**Task to carry out:** Omit every picture, and retype the lines that run from the beginning of the data below through the line containing "(0,0) rectangle (1045,1648);", inclusive.

START Recorded data

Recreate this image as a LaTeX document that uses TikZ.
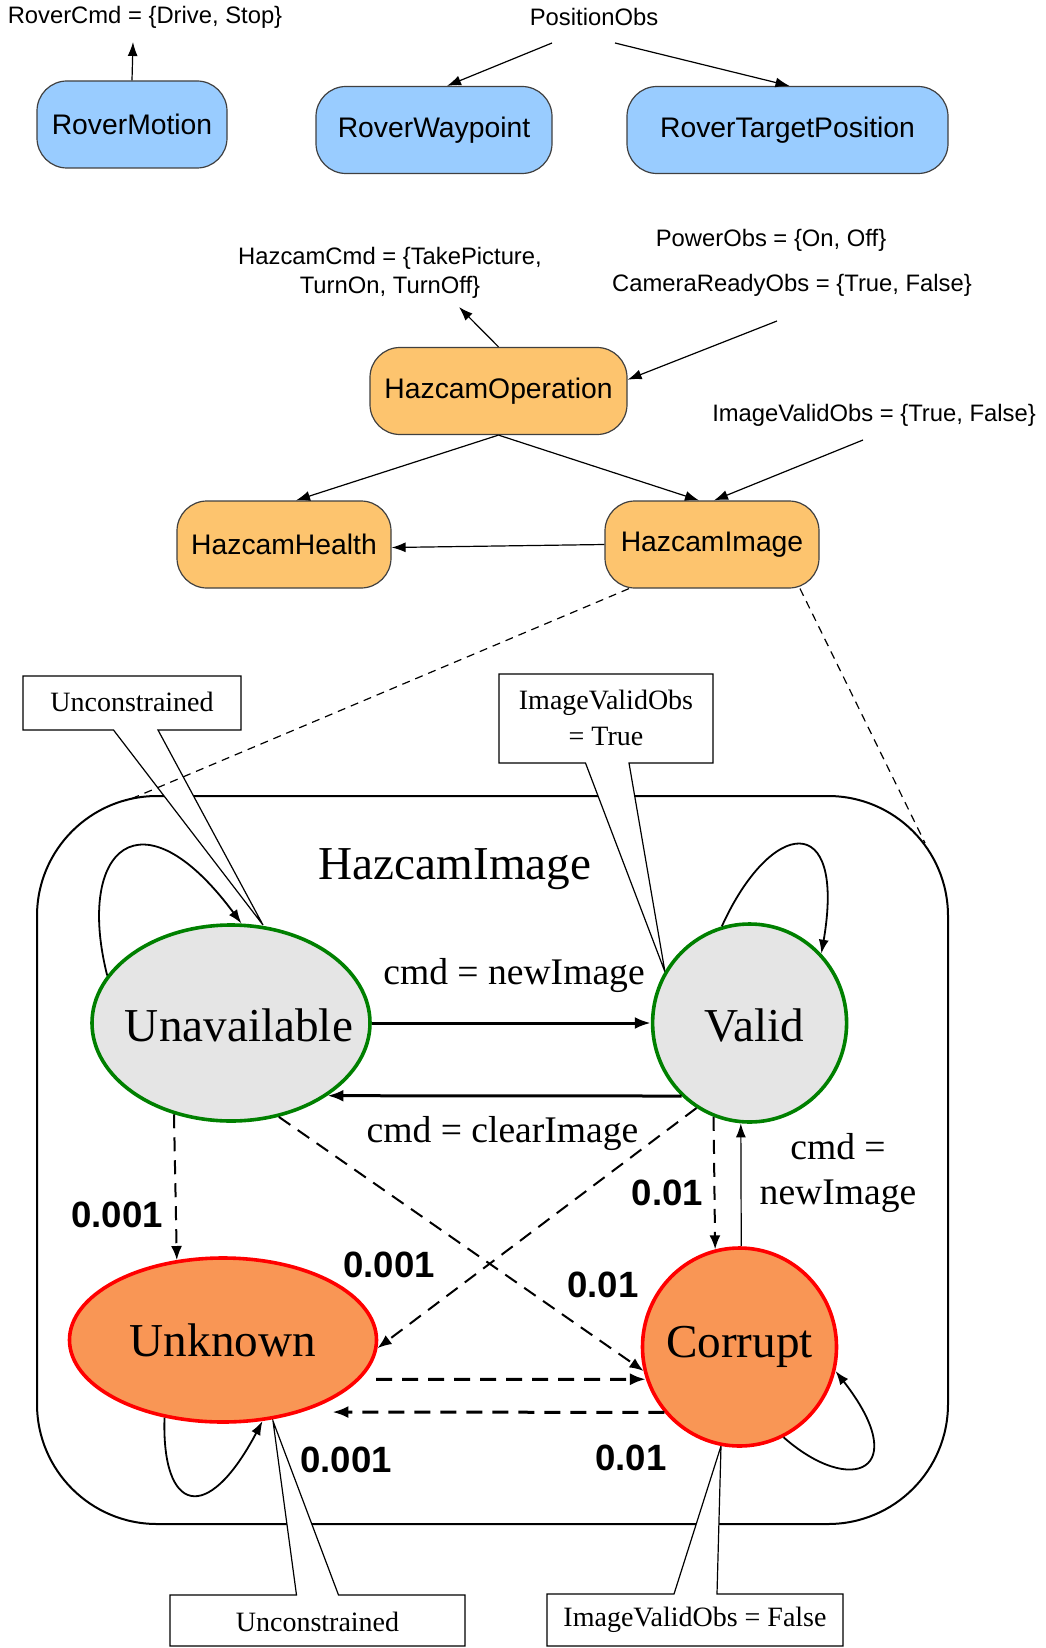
\documentclass[tikz,border=0pt]{standalone}
\usepackage{fontspec}
\setmainfont{Liberation Serif}
\setsansfont{Liberation Sans}
\usetikzlibrary{shapes.geometric,arrows.meta,calc}
\definecolor{BlueFill}{HTML}{99CCFF}
\definecolor{HazFill}{HTML}{FDC46E}
\definecolor{StateGray}{HTML}{E5E5E5}
\definecolor{StateOrange}{HTML}{F99655}
\definecolor{GoodGreen}{HTML}{008000}
\definecolor{BadRed}{HTML}{FF0000}
\newcommand\MyNodeFont{\sffamily\fontsize{14.15}{17}\selectfont}
\newcommand\MySmallFont{\sffamily\fontsize{11.9}{14.5}\selectfont}
\newcommand\MyStateFont{\rmfamily\fontsize{23.6}{28}\selectfont}
\newcommand\MyEdgeFont{\rmfamily\fontsize{18.8}{22.5}\selectfont}
\newcommand\MyNumFont{\sffamily\bfseries\fontsize{18.3}{22}\selectfont}
\newcommand\MyCallFont{\rmfamily\fontsize{14}{18}\selectfont}
\begin{document}
\begin{tikzpicture}[x=0.5pt,y=-0.5pt,
  box/.style={draw=black!75, line width=0.6pt, rounded corners=15pt, inner sep=0pt, minimum height=43.5pt, font=\MyNodeFont},
  bluebox/.style={box, fill=BlueFill},
  orangebox/.style={box, fill=HazFill},
  state/.style={ellipse, line width=1.8pt, inner sep=0pt},
  statetext/.style={font=\MyStateFont, inner sep=0pt},
  goodstate/.style={state, draw=GoodGreen, fill=StateGray},
  badstate/.style={state, draw=BadRed, fill=StateOrange},
  arr/.style={-{Latex[length=7pt,width=5pt]}, line width=0.6pt},
  thickarr/.style={-{Latex[length=8pt,width=6pt]}, line width=1.5pt},
  dasharr/.style={-{Latex[length=7pt,width=5.5pt]}, line width=1pt, dash pattern=on 7pt off 4.5pt},
  thickdash/.style={-{Latex[length=8pt,width=6pt]}, line width=1.5pt, dash pattern=on 8pt off 5pt},
  thindash/.style={line width=0.6pt, dash pattern=on 4pt off 3pt},
  callout/.style={draw=black, line width=0.6pt, fill=white},
  small/.style={font=\MySmallFont, inner sep=0pt},
  edgelbl/.style={font=\MyEdgeFont, inner sep=0pt},
  numlbl/.style={font=\MyNumFont, inner sep=0pt},
  calltext/.style={font=\MyCallFont, inner sep=0pt, align=center}
]
\useasboundingbox (0,0) rectangle (1045,1648);

% ---------- top row ----------
\node[small] (rcmd) at (145,17) {RoverCmd = \{Drive, Stop\}};
\node[small] (pobs) at (594,17) {PositionObs};
\node[bluebox, minimum width=95pt] (rm) at (132,124.5) {RoverMotion};
\node[bluebox, minimum width=118pt] (rw) at (434,130) {RoverWaypoint};
\node[bluebox, minimum width=160.5pt] (rtp) at (787.5,130) {RoverTargetPosition};
\coordinate (cmdtip) at (133,42);
\coordinate (pobsA) at (552,43);
\coordinate (pobsB) at (615,43);
\draw[arr] (rm.north) -- (cmdtip);
\draw[arr] (pobsA) -- ([xshift=6.5pt]rw.north);
\draw[arr] (pobsB) -- ([xshift=1pt]rtp.north);

% ---------- hazcam hierarchy ----------
\node[small, align=center] (hcmd) at (390,273) {HazcamCmd = \{TakePicture,\\TurnOn, TurnOff\}};
\node[small] (power) at (771,240) {PowerObs = \{On, Off\}};
\node[small] (camready) at (792,285) {CameraReadyObs = \{True, False\}};
\node[small] (ivobs) at (874,415) {ImageValidObs = \{True, False\}};
\node[orangebox, minimum width=128.5pt] (ho) at (498.5,391) {HazcamOperation};
\node[orangebox, minimum width=107pt] (hh) at (284,544.5) {HazcamHealth};
\node[orangebox, minimum width=107pt] (hi) at (712,544.5) {HazcamImage};
\coordinate (hcmdtip) at (459,307);
\coordinate (camA) at (777,321);
\coordinate (ivA) at (863,440);
\draw[arr] (ho.north) -- (hcmdtip);
\draw[arr] (camA) -- (ho.5);
\draw[arr] (ivA) -- ([xshift=1pt]hi.north);
\draw[arr] (ho.south) -- ([xshift=6pt]hh.north);
\draw[arr] (ho.south) -- ([xshift=-6.5pt]hi.north);
\draw[arr] (hi.west) -- ([yshift=-1.5pt]hh.east);

% ---------- state machine frame ----------
\node[draw=black, line width=1pt, rounded corners=60pt, minimum width=455.5pt, minimum height=364pt, inner sep=0pt] (sm) at (492.5,1160) {};
\node[font=\MyStateFont, inner sep=0pt] (title) at (455,869) {HazcamImage};

% callouts
\draw[callout] (23,676) -- (241,676) -- (241,730) -- (158,730) -- (263,925) -- (113.5,730) -- (23,730) -- cycle;
\node[calltext] (c1) at (132,702) {Unconstrained};
\draw[callout] (499,674) -- (713,674) -- (713,763) -- (629,763) -- (665,972) -- (585.5,763) -- (499,763) -- cycle;
\node[calltext] (c2) at (606,718) {ImageValidObs\\= True};
\draw[callout] (170,1646) -- (465,1646) -- (465,1595) -- (338.5,1595) -- (273,1421) -- (296.5,1595) -- (170,1595) -- cycle;
\node[calltext] (c3) at (317.5,1622) {Unconstrained};
\draw[callout] (547,1646) -- (843,1646) -- (843,1594) -- (717,1594) -- (721,1446) -- (674,1594) -- (547,1594) -- cycle;
\node[calltext] (c4) at (695,1620) {ImageValidObs = False};

% dashed links from HazcamImage to the expanded view
\coordinate (smTL) at (126,801);
\coordinate (smTR) at (925,843);
\draw[thindash] ([xshift=-41.5pt]hi.south) -- (smTL);
\draw[thindash] ([xshift=44pt]hi.south) -- (smTR);

% states
\node[goodstate, minimum width=139pt, minimum height=98pt, label={[statetext, xshift=4pt, yshift=-1pt]center:Unavailable}] (un) at (231,1023) {};
\node[goodstate, minimum width=97pt, minimum height=99pt, label={[statetext, xshift=2.5pt, yshift=-1pt]center:Valid}] (va) at (749.6,1023) {};
\node[badstate, minimum width=153.5pt, minimum height=82pt, label={[statetext]center:Unknown}] (uk) at (223,1340) {};
\node[badstate, minimum width=97pt, minimum height=99pt, label={[statetext]center:Corrupt}] (co) at (739.5,1347) {};

% transitions
\draw[thickarr] (un.east) -- (va.west);
\draw[thickarr] (va.227.7) -- (un.-37.8);
\draw[dasharr] (un.238.9) -- (uk.120.7);
\draw[dasharr] (un.-63.4) -- (co.194.2);
\draw[dasharr] (va.238) -- (uk.-3.4);
\draw[dasharr] (va.249.5) -- (co.104.3);
\draw[arr] (co.89) -- (va.265);
\draw[thickdash, shorten <=8pt] (uk.-16.6) -- (co.199.8);
\draw[thickdash, shorten >=18pt] (co.221.6) -- ($(uk.center)+(73.4,72)$);

% self loops
\draw[arr, line width=0.9pt] (un.159.6) .. controls +(-32,-127) and +(-100,-135) .. (un.84.8);
\draw[arr, line width=0.9pt] (va.106.8) .. controls +(49,-108) and +(25,-145) .. (va.44);
\draw[arr, line width=0.9pt] (uk.-127.4) .. controls +(-3,94) and +(-56,106) .. (uk.-64.4);
\draw[arr, line width=0.9pt] (co.-64.8) .. controls +(68,60) and +(78,100) .. (co.-14.7);

% labels
\node[edgelbl] (l1) at (514,976) {cmd = newImage};
\node[edgelbl] (l2) at (502.5,1133) {cmd = clearImage};
\node[edgelbl, align=center] (l3) at (838,1173) {cmd =\\newImage};
\node[numlbl] (n1) at (117,1215) {0.001};
\node[numlbl] (n2) at (389,1265) {0.001};
\node[numlbl] (n3) at (603,1285) {0.01};
\node[numlbl] (n4) at (667.5,1193) {0.01};
\node[numlbl] (n5) at (346,1460) {0.001};
\node[numlbl] (n6) at (631,1458) {0.01};
\end{tikzpicture}
\end{document}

END Recorded data

**Solution:**
Recreate this image as a LaTeX document that uses TikZ.
\documentclass[tikz,border=0pt]{standalone}
\usepackage{fontspec}
\setmainfont{Liberation Serif}
\setsansfont{Liberation Sans}
\usetikzlibrary{shapes.geometric,arrows.meta,calc}
\definecolor{BlueFill}{HTML}{99CCFF}
\definecolor{HazFill}{HTML}{FDC46E}
\definecolor{StateGray}{HTML}{E5E5E5}
\definecolor{StateOrange}{HTML}{F99655}
\definecolor{GoodGreen}{HTML}{008000}
\definecolor{BadRed}{HTML}{FF0000}
\newcommand\MyNodeFont{\sffamily\fontsize{14.15}{17}\selectfont}
\newcommand\MySmallFont{\sffamily\fontsize{11.9}{14.5}\selectfont}
\newcommand\MyStateFont{\rmfamily\fontsize{23.6}{28}\selectfont}
\newcommand\MyEdgeFont{\rmfamily\fontsize{18.8}{22.5}\selectfont}
\newcommand\MyNumFont{\sffamily\bfseries\fontsize{18.3}{22}\selectfont}
\newcommand\MyCallFont{\rmfamily\fontsize{14}{18}\selectfont}
\begin{document}
\begin{tikzpicture}[x=0.5pt,y=-0.5pt,
  box/.style={draw=black!75, line width=0.6pt, rounded corners=15pt, inner sep=0pt, minimum height=43.5pt, font=\MyNodeFont},
  bluebox/.style={box, fill=BlueFill},
  orangebox/.style={box, fill=HazFill},
  state/.style={ellipse, line width=1.8pt, inner sep=0pt},
  statetext/.style={font=\MyStateFont, inner sep=0pt},
  goodstate/.style={state, draw=GoodGreen, fill=StateGray},
  badstate/.style={state, draw=BadRed, fill=StateOrange},
  arr/.style={-{Latex[length=7pt,width=5pt]}, line width=0.6pt},
  thickarr/.style={-{Latex[length=8pt,width=6pt]}, line width=1.5pt},
  dasharr/.style={-{Latex[length=7pt,width=5.5pt]}, line width=1pt, dash pattern=on 7pt off 4.5pt},
  thickdash/.style={-{Latex[length=8pt,width=6pt]}, line width=1.5pt, dash pattern=on 8pt off 5pt},
  thindash/.style={line width=0.6pt, dash pattern=on 4pt off 3pt},
  callout/.style={draw=black, line width=0.6pt, fill=white},
  small/.style={font=\MySmallFont, inner sep=0pt},
  edgelbl/.style={font=\MyEdgeFont, inner sep=0pt},
  numlbl/.style={font=\MyNumFont, inner sep=0pt},
  calltext/.style={font=\MyCallFont, inner sep=0pt, align=center}
]
\useasboundingbox (0,0) rectangle (1045,1648);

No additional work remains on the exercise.